La proclamación de Don Felipe como Rey de España significa, por lo pronto, una buena solución a un vacío generado por la abdicación de su padre, Don Juan Carlos. Si nos pusiéramos estupendos podríamos decir que en este asunto se pone solución a un problema que no existía antes, y que fue generado el día 2 de este mismo mes; pero eso no reflejaría la realidad entera, toda vez que la expectativa de duración del reinado de Don Felipe, al ser obviamente mucho mayor que la de Don Juan Carlos –al menos por meras razones biológicas-, proporciona a la vida colectiva un factor importante de estabilidad, en un tiempo en que lo que nos falta son precisamente factores de estabilidad. Desde este punto de vista, pues, la abdicación del Rey en su hijo y la pacífica proclamación de éste son una buena noticia para el país, en la medida en que lo contrario habría sido mucho peor.

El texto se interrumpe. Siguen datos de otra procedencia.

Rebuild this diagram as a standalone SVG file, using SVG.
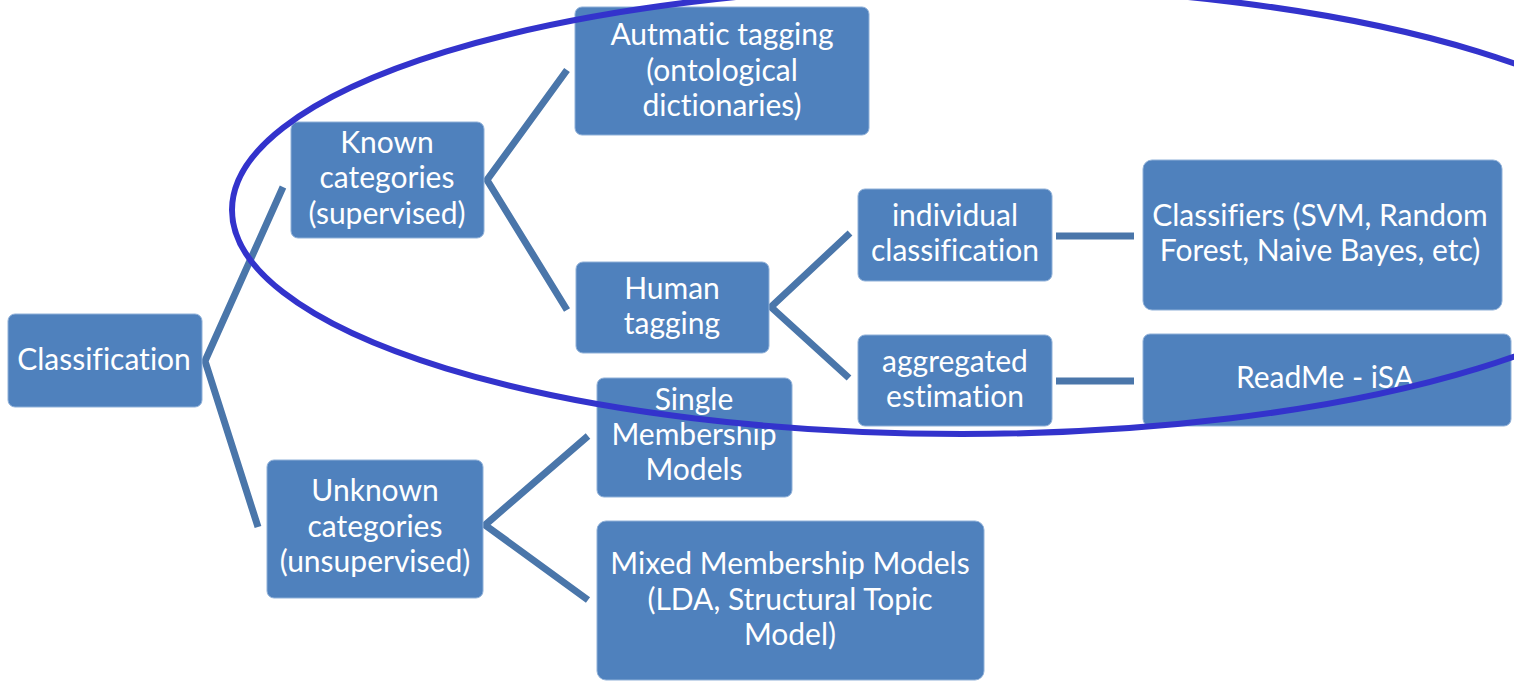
<svg xmlns="http://www.w3.org/2000/svg" width="1514" height="682" viewBox="0 0 1514 682">
<style>
.box{fill:#4f81bd;stroke:#8fb0d8;stroke-width:1}
.t{font-family:Lato,"Liberation Sans",sans-serif;font-size:30px;fill:#ffffff;text-anchor:middle;font-variant-ligatures:none}
.c{fill:none;stroke:#4a76aa;stroke-width:7;stroke-linejoin:miter;stroke-linecap:butt}
</style>
<rect width="1514" height="682" fill="#ffffff"/>
<g id="connectors">
<polyline class="c" points="283,187 205,361 258,527"/>
<polyline class="c" points="567,70 487,180 567,310"/>
<polyline class="c" points="850,233 771,307 849,378"/>
<line class="c" x1="1056" y1="236" x2="1134" y2="236"/>
<line class="c" x1="1056" y1="381" x2="1134" y2="381"/>
<polyline class="c" points="588,436 485,525 588,600"/>
</g>
<g id="n-classification"><rect class="box" x="8" y="314" width="194" height="93" rx="7"/><text class="t" x="104" y="370">Classification</text></g>
<g id="n-known"><rect class="box" x="291" y="122" width="193" height="116" rx="7"/><text class="t" x="387" y="153">Known</text><text class="t" x="387" y="188">categories</text><text class="t" x="387" y="224">(supervised)</text></g>
<g id="n-unknown"><rect class="box" x="267" y="460" width="216" height="138" rx="7"/><text class="t" x="375" y="501">Unknown</text><text class="t" x="375" y="537">categories</text><text class="t" x="375" y="572">(unsupervised)</text></g>
<g id="n-automatic"><rect class="box" x="575" y="7" width="294" height="128" rx="7"/><text class="t" x="722" y="45">Autmatic tagging</text><text class="t" x="722" y="81">(ontological</text><text class="t" x="722" y="116">dictionaries)</text></g>
<g id="n-human"><rect class="box" x="576" y="262" width="193" height="91" rx="7"/><text class="t" x="672" y="299">Human</text><text class="t" x="672" y="334">tagging</text></g>
<g id="n-individual"><rect class="box" x="858" y="189" width="194" height="92" rx="7"/><text class="t" x="955" y="226">individual</text><text class="t" x="955" y="261">classification</text></g>
<g id="n-aggregated"><rect class="box" x="858" y="335" width="194" height="91" rx="7"/><text class="t" x="955" y="372">aggregated</text><text class="t" x="955" y="407">estimation</text></g>
<g id="n-classifiers"><rect class="box" x="1143" y="160" width="359" height="150" rx="9"/><text class="t" x="1320" y="226">Classifiers (SVM, Random</text><text class="t" x="1320" y="261">Forest, Naive Bayes, etc)</text></g>
<g id="n-readme"><rect class="box" x="1143" y="334" width="368" height="92" rx="7"/><text class="t" x="1325" y="388">ReadMe - iSA</text></g>
<g id="n-single"><rect class="box" x="597" y="378" width="195" height="119" rx="7"/><text class="t" x="694" y="410">Single</text><text class="t" x="694" y="445">Membership</text><text class="t" x="694" y="480">Models</text></g>
<g id="n-mixed"><rect class="box" x="597" y="521" width="387" height="159" rx="9"/><text class="t" x="790" y="574">Mixed Membership Models</text><text class="t" x="790" y="610">(LDA, Structural Topic</text><text class="t" x="790" y="645">Model)</text></g>
<g id="highlight"><ellipse cx="962" cy="210" rx="730" ry="224" fill="none" stroke="#3333cc" stroke-width="6"/></g>
</svg>
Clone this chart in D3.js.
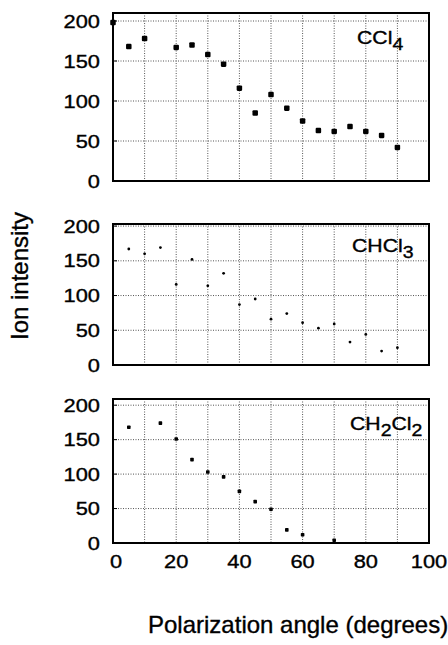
<!DOCTYPE html>
<html>
<head>
<meta charset="utf-8">
<script src="https://cdn.jsdelivr.net/npm/d3@7"></script>
<style>
  body { margin: 0; background: #fff; }
  text { font-family: "Liberation Sans", Arial, Helvetica, sans-serif; fill: #000; stroke: #000; stroke-width: 0.35px; }
</style>
</head>
<body>
<div id="chart"></div>
<script>
(function(d3) {
    'use strict';

    // CCl4
    var anglesCCl4 = [0, 5, 10, 20, 25, 30, 35, 40, 45, 50, 55, 60, 65, 70, 75, 80, 85, 90];
    var valuesCCl4 = [198, 168, 178, 167, 170, 158, 146, 116, 85, 108, 91, 75, 63, 62, 68, 62, 57, 42];

    // CHCl3
    var anglesCHCl3 = [5, 10, 15, 20, 25, 30, 35, 40, 45, 50, 55, 60, 65, 70, 75, 80, 85, 90];
    var valuesCHCl3 = [167, 160, 169, 116, 152, 114, 132, 87, 95, 66, 74, 61, 53, 59, 33, 44, 20, 25];

    // CH2Cl2
    var anglesCH2Cl2 = [5, 15, 20, 25, 30, 35, 40, 45, 50, 55, 60, 70];
    var valuesCH2Cl2 = [168, 174, 151, 121, 103, 96, 75, 60, 49, 19, 12, 4];

    var xTicks = [0, 20, 40, 60, 80, 100];
    var xGrid = [10, 20, 30, 40, 50, 60, 70, 80, 90];
    var yTicks = [0, 50, 100, 150, 200];

    var width = 448,
        height = 645,
        left = 113,
        right = 429;

    var panels = [
        { angles: anglesCCl4, values: valuesCCl4, top: 13, bottom: 181, ymax: 210,
          marker: 'square', size: 5.5, label: [['CCl', 0], ['4', 1]], labelX: 357, labelDy: 31 },
        { angles: anglesCHCl3, values: valuesCHCl3, top: 224, bottom: 365, ymax: 203,
          marker: 'dot', size: 1.4, label: [['CHCl', 0], ['3', 1]], labelX: 352, labelDy: 28 },
        { angles: anglesCH2Cl2, values: valuesCH2Cl2, top: 399, bottom: 543, ymax: 209,
          marker: 'square', size: 3.6, label: [['CH', 0], ['2', 1], ['Cl', 0], ['2', 1]], labelX: 350, labelDy: 31 }
    ];

    var x = d3.scaleLinear().domain([0, 100]).range([left, right]);

    var svg = d3.select('#chart').append('svg')
        .attr('width', width)
        .attr('height', height);

    panels.forEach(function(p, pi) {
        var y = d3.scaleLinear().domain([0, p.ymax]).range([p.bottom, p.top]);
        var g = svg.append('g');

        // grid
        g.selectAll('.vgrid')
            .data(xGrid)
            .enter().append('line')
            .attr('x1', function(d) { return x(d); })
            .attr('x2', function(d) { return x(d); })
            .attr('y1', p.top)
            .attr('y2', p.bottom)
            .attr('stroke', '#555')
            .attr('stroke-width', 1)
            .attr('stroke-dasharray', '1,1.5');

        g.selectAll('.hgrid')
            .data(yTicks.slice(1))
            .enter().append('line')
            .attr('x1', left)
            .attr('x2', right)
            .attr('y1', function(d) { return y(d); })
            .attr('y2', function(d) { return y(d); })
            .attr('stroke', '#555')
            .attr('stroke-width', 1)
            .attr('stroke-dasharray', '1,1.5');

        // left ticks
        g.selectAll('.ytick')
            .data(yTicks.slice(1))
            .enter().append('line')
            .attr('x1', left)
            .attr('x2', left + 4)
            .attr('y1', function(d) { return y(d); })
            .attr('y2', function(d) { return y(d); })
            .attr('stroke', '#000')
            .attr('stroke-width', 1);

        // points
        var pts = p.angles.map(function(a, i) { return [a, p.values[i]]; });
        if (p.marker === 'square') {
            g.selectAll('.pt')
                .data(pts)
                .enter().append('rect')
                .attr('x', function(d) { return x(d[0]) - p.size / 2; })
                .attr('y', function(d) { return y(d[1]) - p.size / 2; })
                .attr('width', p.size)
                .attr('height', p.size)
                .attr('rx', p.size * 0.2)
                .attr('fill', '#000');
        } else {
            g.selectAll('.pt')
                .data(pts)
                .enter().append('circle')
                .attr('cx', function(d) { return x(d[0]); })
                .attr('cy', function(d) { return y(d[1]); })
                .attr('r', p.size)
                .attr('fill', '#000');
        }

        // frame
        g.append('rect')
            .attr('x', left)
            .attr('y', p.top)
            .attr('width', right - left)
            .attr('height', p.bottom - p.top)
            .attr('fill', 'none')
            .attr('stroke', '#000')
            .attr('stroke-width', 2);

        // y tick labels
        g.selectAll('.ylab')
            .data(yTicks)
            .enter().append('text')
            .attr('transform', function(d) {
                return 'translate(' + (left - 13) + ',' + y(d) + ') scale(1.18,1)';
            })
            .attr('dy', '0.36em')
            .attr('text-anchor', 'end')
            .style('font-size', '18.5px')
            .text(function(d) { return d; });

        // panel label
        var lab = g.append('text')
            .attr('transform', 'translate(' + p.labelX + ',' + (p.top + p.labelDy) + ') scale(1.18,1)')
            .style('font-size', '18px');
        var shift = 0;
        p.label.forEach(function(part) {
            var dy = part[1] ? 6 - shift : -shift;
            shift = part[1] ? 6 : 0;
            lab.append('tspan')
                .attr('dy', dy)
                .style('font-size', part[1] ? '16.5px' : null)
                .text(part[0]);
        });

        // x tick labels on the bottom panel
        if (pi === panels.length - 1) {
            g.selectAll('.xlab')
                .data(xTicks)
                .enter().append('text')
                .attr('transform', function(d) {
                    return 'translate(' + (x(d) + (d === 0 ? 3 : 0)) + ',' + (p.bottom + 25) + ') scale(1.18,1)';
                })
                .attr('text-anchor', 'middle')
                .style('font-size', '18.5px')
                .text(function(d) { return d; });
        }
    });

    // axis titles
    svg.append('text')
        .attr('transform', 'translate(28,276) rotate(-90)')
        .attr('text-anchor', 'middle')
        .style('font-size', '24px')
        .text('Ion intensity');

    svg.append('text')
        .attr('x', 148)
        .attr('y', 633)
        .style('font-size', '24px')
        .text('Polarization angle (degrees)');

})(window.d3);
</script>
</body>
</html>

Lo que ocurre es que lo que tenemos encima es un montón de otros problemas, algunos de los cuales son de la misma o parecida gravedad, cuando no todavía más graves. Citemos, por ejemplo:
– El cierre en falso del fin del terrorismo de la ETA, cuando quedan más de trescientos asesinatos de la banda sin esclarecer y cuando es cada día más inocultable una negociación innoble y agraviante de las víctimas que derribaría a un Gobierno (o a un Régimen) si viera la luz.

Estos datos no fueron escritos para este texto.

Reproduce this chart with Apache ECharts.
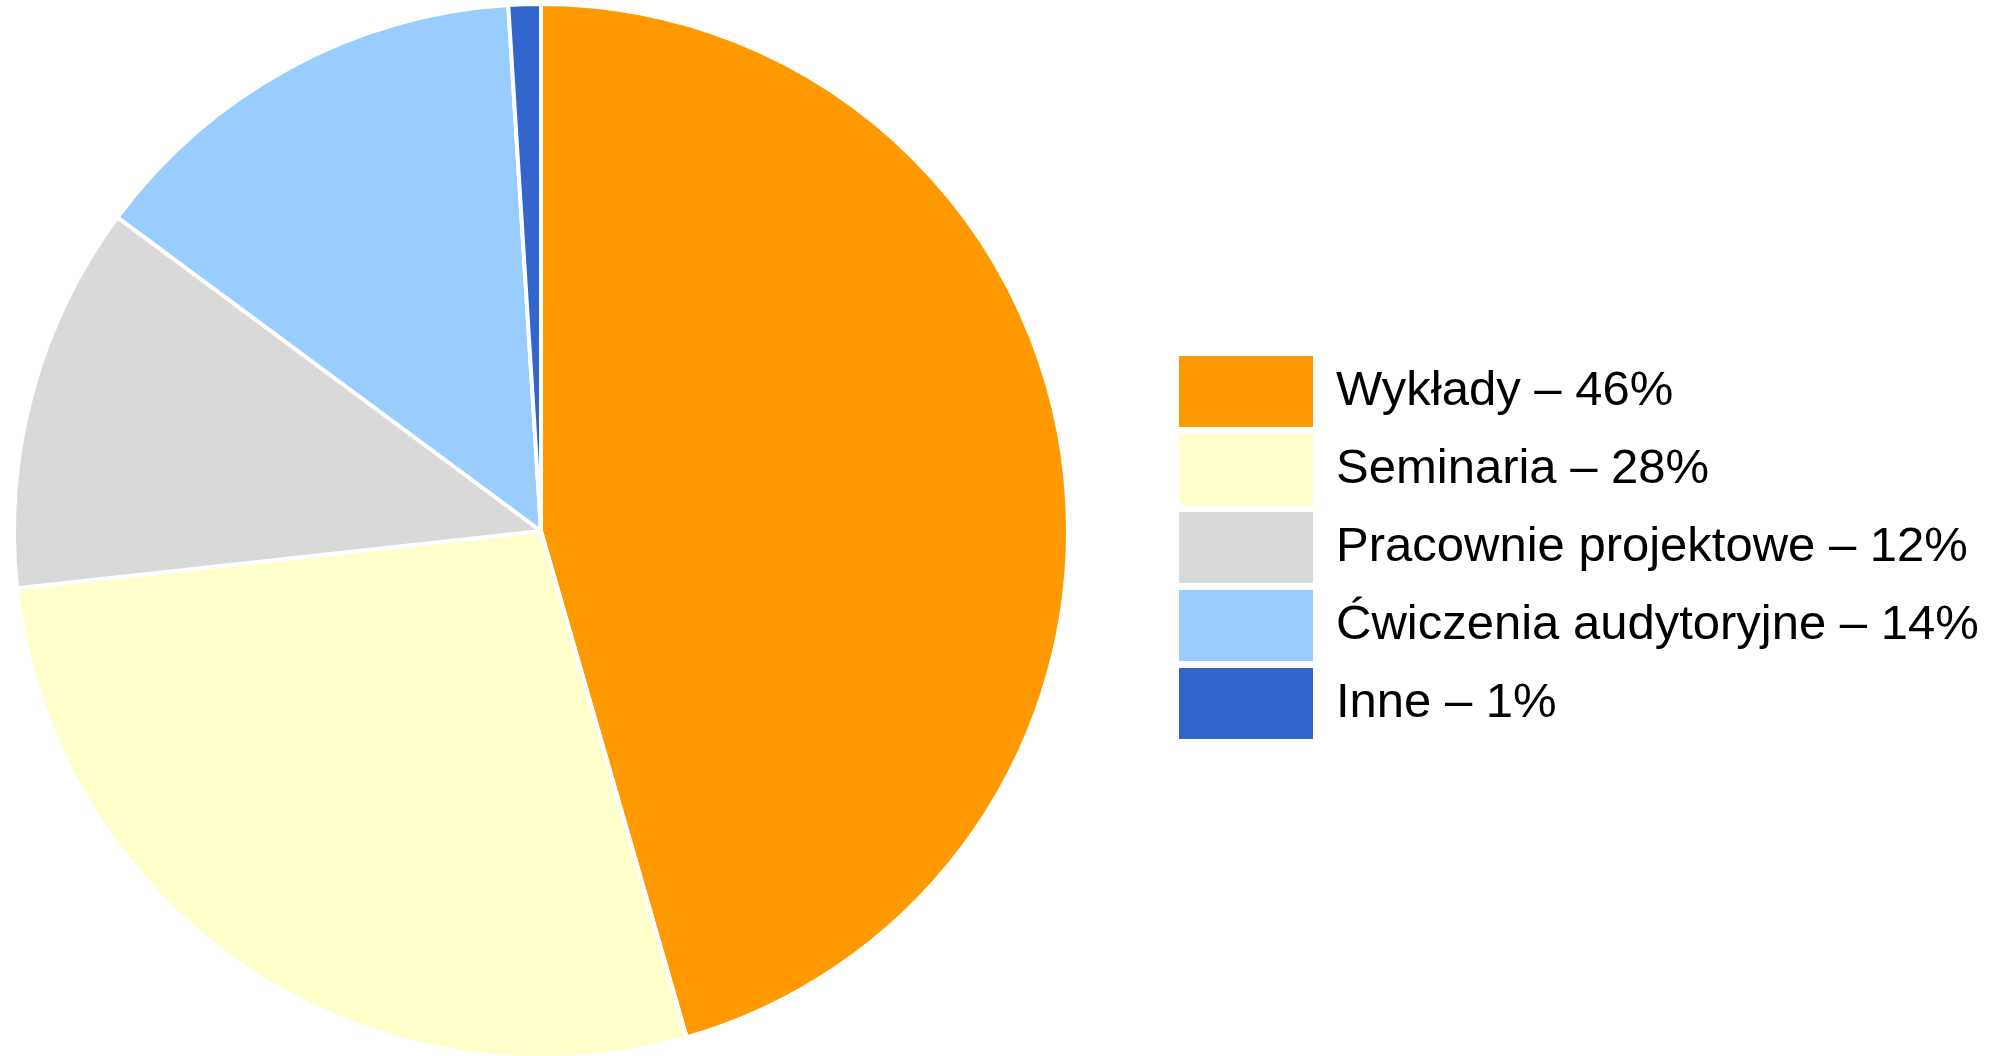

– Las tensiones separatistas en Cataluña y el País Vasco, que si no tienen futuro desde el punto de vista técnico, sí que han herido gravemente el sentimiento español de la población de esas comunidades, que costará mucho esfuerzo y, desde luego, mucho tiempo –tal vez una generación, con suerte- restablecer.

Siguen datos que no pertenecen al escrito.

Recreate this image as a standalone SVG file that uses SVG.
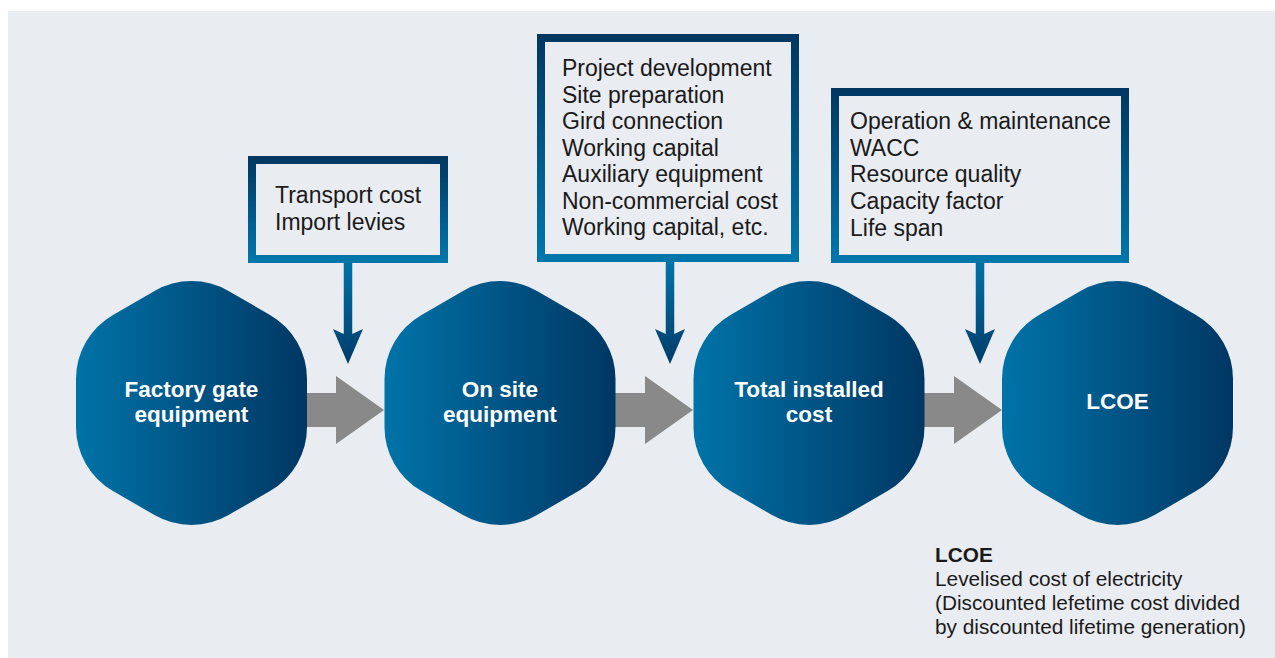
<svg xmlns="http://www.w3.org/2000/svg" width="1275" height="658" viewBox="0 0 1275 658">
  <defs>
    <linearGradient id="hexGrad" x1="0" y1="0" x2="1" y2="0">
      <stop offset="0" stop-color="#0073a8"/>
      <stop offset="1" stop-color="#003763"/>
    </linearGradient>
    <linearGradient id="boxGrad" x1="0" y1="0" x2="0" y2="1">
      <stop offset="0" stop-color="#003862"/>
      <stop offset="1" stop-color="#0076ab"/>
    </linearGradient>
    <linearGradient id="downGrad" x1="0" y1="0" x2="0" y2="1">
      <stop offset="0" stop-color="#0074a9"/>
      <stop offset="1" stop-color="#003c69"/>
    </linearGradient>
    <path id="hex" d="M -37,-112.04 A 74 74 0 0 1 37,-112.04 L 78.5,-88.06 A 74 74 0 0 1 115.5,-23.98 L 115.5,23.98 A 74 74 0 0 1 78.5,88.06 L 37,112.04 A 74 74 0 0 1 -37,112.04 L -78.5,88.06 A 74 74 0 0 1 -115.5,23.98 L -115.5,-23.98 A 74 74 0 0 1 -78.5,-88.06 Z"/>
    <style>
      .hexshape { fill: url(#hexGrad); }
      .hexlabel { font-family: "Liberation Sans", Arial, sans-serif; font-weight: bold; font-size: 22.5px; fill: #ffffff; text-anchor: middle; }
      .box { fill: #e9ecf1; stroke: url(#boxGrad); stroke-width: 8; }
      .boxtext { font-family: "Liberation Sans", Arial, sans-serif; font-size: 23px; fill: #1a1a1a; }
      .down { fill: url(#downGrad); }
      .flow { fill: #898989; }
      .note { font-family: "Liberation Sans", Arial, sans-serif; font-size: 20.8px; fill: #1a1a1a; }
    </style>
  </defs>

  <rect x="8" y="11" width="1267" height="647" fill="#e9ecf1"/>

  <g id="connectors">
    <path class="flow" d="M 300,393 H 336 V 376 L 384,410 L 336,444 V 427 H 300 Z"/>
    <path class="flow" d="M 609,393 H 645 V 376 L 693,410 L 645,444 V 427 H 609 Z"/>
    <path class="flow" d="M 917,393 H 954 V 376 L 1002,410 L 954,444 V 427 H 917 Z"/>
    <path class="down" d="M 343.75,260 H 352.25 V 334 L 363,329 L 348,364 L 333,329 L 343.75,334 Z"/>
    <path class="down" d="M 665.75,260 H 674.25 V 334 L 685,329 L 670,364 L 655,329 L 665.75,334 Z"/>
    <path class="down" d="M 975.75,260 H 984.25 V 334 L 995,329 L 980,364 L 965,329 L 975.75,334 Z"/>
  </g>

  <g id="node-factory">
    <use href="#hex" class="hexshape" transform="translate(191.5,403)"/>
    <text class="hexlabel" x="191.5" y="397">Factory gate</text>
    <text class="hexlabel" x="191.5" y="422">equipment</text>
  </g>
  <g id="node-onsite">
    <use href="#hex" class="hexshape" transform="translate(500,403)"/>
    <text class="hexlabel" x="500" y="397">On site</text>
    <text class="hexlabel" x="500" y="422">equipment</text>
  </g>
  <g id="node-installed">
    <use href="#hex" class="hexshape" transform="translate(809,403)"/>
    <text class="hexlabel" x="809" y="397">Total installed</text>
    <text class="hexlabel" x="809" y="422">cost</text>
  </g>
  <g id="node-lcoe">
    <use href="#hex" class="hexshape" transform="translate(1117.5,403)"/>
    <text class="hexlabel" x="1117.5" y="409">LCOE</text>
  </g>

  <g id="box-transport">
    <rect class="box" x="252" y="160" width="192" height="99"/>
    <text class="boxtext" x="275" y="203">Transport cost</text>
    <text class="boxtext" x="275" y="230">Import levies</text>
  </g>
  <g id="box-project">
    <rect class="box" x="541" y="38" width="254" height="220"/>
    <text class="boxtext" x="562" y="76">Project development</text>
    <text class="boxtext" x="562" y="102.5">Site preparation</text>
    <text class="boxtext" x="562" y="129">Gird connection</text>
    <text class="boxtext" x="562" y="155.5">Working capital</text>
    <text class="boxtext" x="562" y="182">Auxiliary equipment</text>
    <text class="boxtext" x="562" y="208.5">Non-commercial cost</text>
    <text class="boxtext" x="562" y="235">Working capital, etc.</text>
  </g>
  <g id="box-operation">
    <rect class="box" x="835" y="92" width="290" height="167"/>
    <text class="boxtext" x="850" y="128.5">Operation &amp; maintenance</text>
    <text class="boxtext" x="850" y="155.5">WACC</text>
    <text class="boxtext" x="850" y="182">Resource quality</text>
    <text class="boxtext" x="850" y="209">Capacity factor</text>
    <text class="boxtext" x="850" y="236">Life span</text>
  </g>

  <g id="note">
    <text class="note" x="935" y="562" font-weight="bold">LCOE</text>
    <text class="note" x="935" y="586">Levelised cost of electricity</text>
    <text class="note" x="935" y="610">(Discounted lefetime cost divided</text>
    <text class="note" x="935" y="634">by discounted lifetime generation)</text>
  </g>
</svg>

– La crisis económica, que, aunque el Gobierno asegure por necesidad electo-ral que ya estamos en puertas de superar, sigue rampante, como lo demuestra el hecho de la tremenda necesidad que tiene el Estado de seguir vaciando los bolsillos de los contribuyentes, ahora con la amenaza de gravar adicionalmente las segundas viviendas ignorando que comprar un piso no es primariamente una forma de inversión, sino de ahorro, en nuestra cultura nacional.
– El que algunos expertos han llamado suicidio demográfico, que con la fuga de inmigrantes se dejará sentir cada vez más agudamente, sobre todo en el colapso del sistema piramidal de pensiones para los menos favorecidos y en el empeora-miento de la sanidad pública. La renuncia de los españoles a cubrir siquiera la tasa de reposición de la población es una catástrofe de la que nadie parece darse cuenta, anestesiada como está nuestra sociedad con los dogmas de la ideología de género que han desplomado no sólo la moral pública, sino el sentido común y el instinto de supervivencia colectiva.
Son sólo algunos de los problemas que nos agobian y que constituyen otros tantos frenos en nuestro desarrollo colectivo. Hay muchos más, pero basten estos botones de muestra. La Corona, con el relevo que se consumará estos días, ha hecho sus deberes, y ahora han de ser los partidos políticos, las organizaciones sociales y los ciudadanos individuales los que aborden estas y otras cuestiones, ya que la Constitución apenas deja margen al Rey para actuar, y apenas le permite sólo el dar ejemplo con su comportamiento. La pregunta es si el nuevo Rey y la Real Familia están en condiciones de ofrecerlo.